Allegro Brillante premiered on March 1, 1956, at the City Center of Music and Drama. Léon Barzin conducted while Nicholas Kopeikine played the piano. Despite being made as a last minute addition, the New York City Ballet performs Allegro Brillante regularly. Due to its small cast size and short length, the ballet is often placed in the middle of a mixed bill when performed.

Allegro Brillante has been performed by other ballet companies, including Sadler's Wells Royal Ballet, San Francisco Ballet, Royal New Zealand Ballet, Morphoses, American Ballet Theatre, Stuttgart Ballet, Les Grands Ballets Canadiens, National Ballet of Canada, Ballet BC, Royal Winnipeg Ballet, Miami City Ballet, Pennsylvania Ballet, Washington Ballet, Suzanne Farrell Ballet, Dance Theatre of Harlem, Kansas City Ballet, Ballet Arizona, BalletMet and Ballet West.

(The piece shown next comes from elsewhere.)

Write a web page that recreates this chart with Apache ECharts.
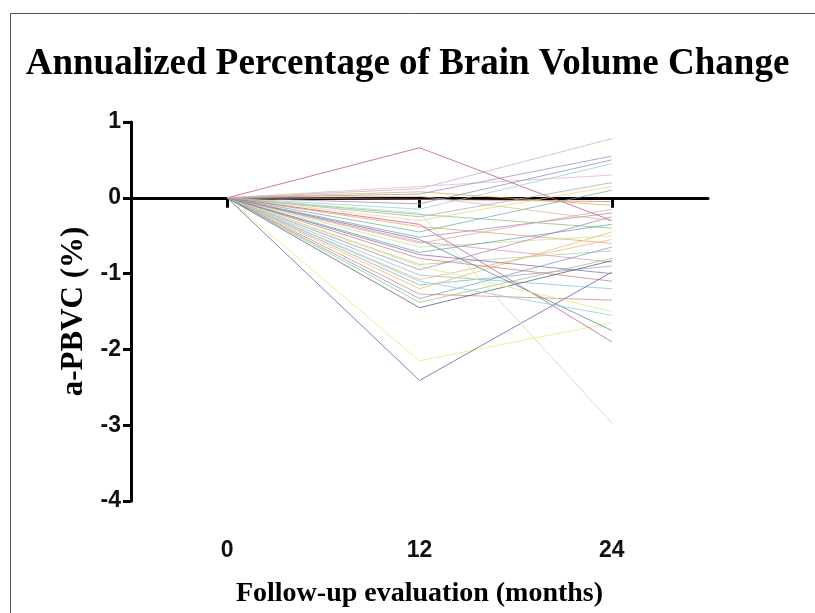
<!DOCTYPE html>
<html>
<head>
<meta charset="utf-8">
<script src="https://cdn.jsdelivr.net/npm/echarts@6/dist/echarts.min.js"></script>
<style>
html, body { margin: 0; padding: 0; background: #fff; }
#main { width: 815px; height: 613px; }
</style>
</head>
<body>
<div id="main"></div>
<script>
var months = [0, 12, 24];
var month_labels = ['0', '12', '24'];
// a-PBVC at 12 and 24 months, one entry per patient (0 at baseline)
var m12 = [0.66, 0.12, 0.08, 0.15, 0.05, -0.02, -0.08, -0.15, -0.22, -0.30, -0.38, -0.45, -0.52, -0.58, -0.65, -0.72, -0.80, -0.88, -0.95, -1.02, -1.08, -1.15, -1.20, -1.27, -1.33, -1.38, -1.45, -2.15, -2.41, -0.20, -0.55, -0.35, -0.90, -1.10, -0.60, -0.25, 0.02, -0.75];
var m24 = [-0.30, 0.78, -0.10, 0.30, 0.55, -0.05, 0.50, 0.45, -0.40, 0.15, -0.60, 0.10, -0.20, -0.85, -0.50, -0.35, -1.10, -0.70, -0.25, -1.20, -0.55, -0.90, -0.45, -1.35, -0.65, -0.80, -0.83, -1.65, -0.98, -2.97, -1.75, -1.90, -1.50, -1.55, -0.15, 0.20, -0.30, -1.00];

var palette = ['#c24a8e', '#b9b2cc', '#d8b040', '#e6b0d0', '#9a8cc0', '#e07070', '#8890b8', '#a0c8d8',
    '#7cc47a', '#e8d870', '#f0a060', '#70b0a0', '#9090c8', '#e090b8', '#c8e090', '#60a0b0',
    '#d87878', '#a0d0a0', '#b080b0', '#80c0e0', '#f0b080', '#9aa0d0', '#e0c060', '#e08080',
    '#70a0c0', '#a0c070', '#505880', '#f0e470', '#5a5aa8', '#b0e4a0', '#508888', '#c05a90',
    '#d8e880', '#80d0d0', '#e8a0a0', '#a8a8d0', '#d0c080', '#8070a0'];

var chart = echarts.init(document.getElementById('main'));

var series = [];
for (var i = 0; i < m12.length; i++) {
    series.push({
        type: 'line',
        xAxisIndex: 0,
        data: [[months[0], 0], [months[1], m12[i]], [months[2], m24[i]]],
        symbol: 'none',
        silent: true,
        lineStyle: { width: 1, color: palette[i % palette.length], opacity: 0.75 }
    });
}

var bold_sans = { fontFamily: 'Liberation Sans', fontWeight: 'bold', fontSize: 23, color: '#111' };

var option = {
    animation: false,
    graphic: [{
        type: 'rect',
        left: 8, top: 11,
        shape: { width: 820, height: 620 },
        style: { fill: 'none', stroke: '#555', lineWidth: 1 }
    }],
    title: {
        text: 'Annualized Percentage of Brain Volume Change',
        left: 'center',
        top: 41,
        textStyle: { fontFamily: 'Liberation Serif', fontWeight: 'bold', fontSize: 37, color: '#000' }
    },
    grid: { left: 131, right: 107, top: 122, bottom: 102 },
    xAxis: [{
        type: 'value',
        min: -6, max: 30,
        axisLine: { onZero: true, lineStyle: { color: '#000', width: 3 } },
        axisTick: { show: true, customValues: months, length: 10, lineStyle: { color: '#000', width: 3 } },
        axisLabel: { show: false },
        splitLine: { show: false }
    }, {
        type: 'value',
        min: -6, max: 30,
        position: 'bottom',
        axisLine: { show: false, onZero: false },
        axisTick: { show: false },
        axisLabel: Object.assign({
            customValues: months,
            margin: 38,
            formatter: function (v) { return month_labels[months.indexOf(v)]; }
        }, bold_sans),
        splitLine: { show: false },
        name: 'Follow-up evaluation (months)',
        nameLocation: 'middle',
        nameGap: 79,
        nameTextStyle: { fontFamily: 'Liberation Serif', fontWeight: 'bold', fontSize: 28, color: '#000' }
    }],
    yAxis: {
        type: 'value',
        min: -4, max: 1, interval: 1,
        axisLine: { show: true, onZero: false, lineStyle: { color: '#000', width: 3 } },
        axisTick: { show: true, length: 8, lineStyle: { color: '#000', width: 3 } },
        axisLabel: Object.assign({ margin: 10 }, bold_sans),
        splitLine: { show: false },
        name: 'a-PBVC (%)',
        nameLocation: 'middle',
        nameGap: 32,
        nameTextStyle: { fontFamily: 'Liberation Serif', fontWeight: 'bold', fontSize: 31, color: '#000' }
    },
    series: series
};

chart.setOption(option);
</script>
</body>
</html>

Students of the School of American Ballet, the New York City Ballet's affiliated-school, has performed Allegro Brillante in its annual workshop performance.

==Critical reception==
John Martin of the New York Times commented, "Whether the Balanchine work had been planned previously or was a short-notice assignment does not appear in the quality of the work itself, for though it is certainly not one of his masterpieces, it is put together with all his skills and authority. Its main handicap is its music, which is choreographically unevocative in the extreme."

==Videography==
In 1979, a New York City Ballet performance of Allegro Brillante was televised on PBS's Great Performances. The performance was led by Suzanne Farrell and Peter Martins, and the corps de ballet consisted of Renee Estopinal, Lisa de Ribere, Marjorie Spohn, Heather Watts, Tracy Bennett, Stephen Caras, Victor Castelli and Joseph Duell.

In 2020, the New York City Ballet released an archival video of an Allegro Brillante online, as the first program of its digital season, after its repertory season had to be canceled due to the COVID-19 pandemic. The recording features Tiler Peck and Andrew Veyette, and was filmed in 2017.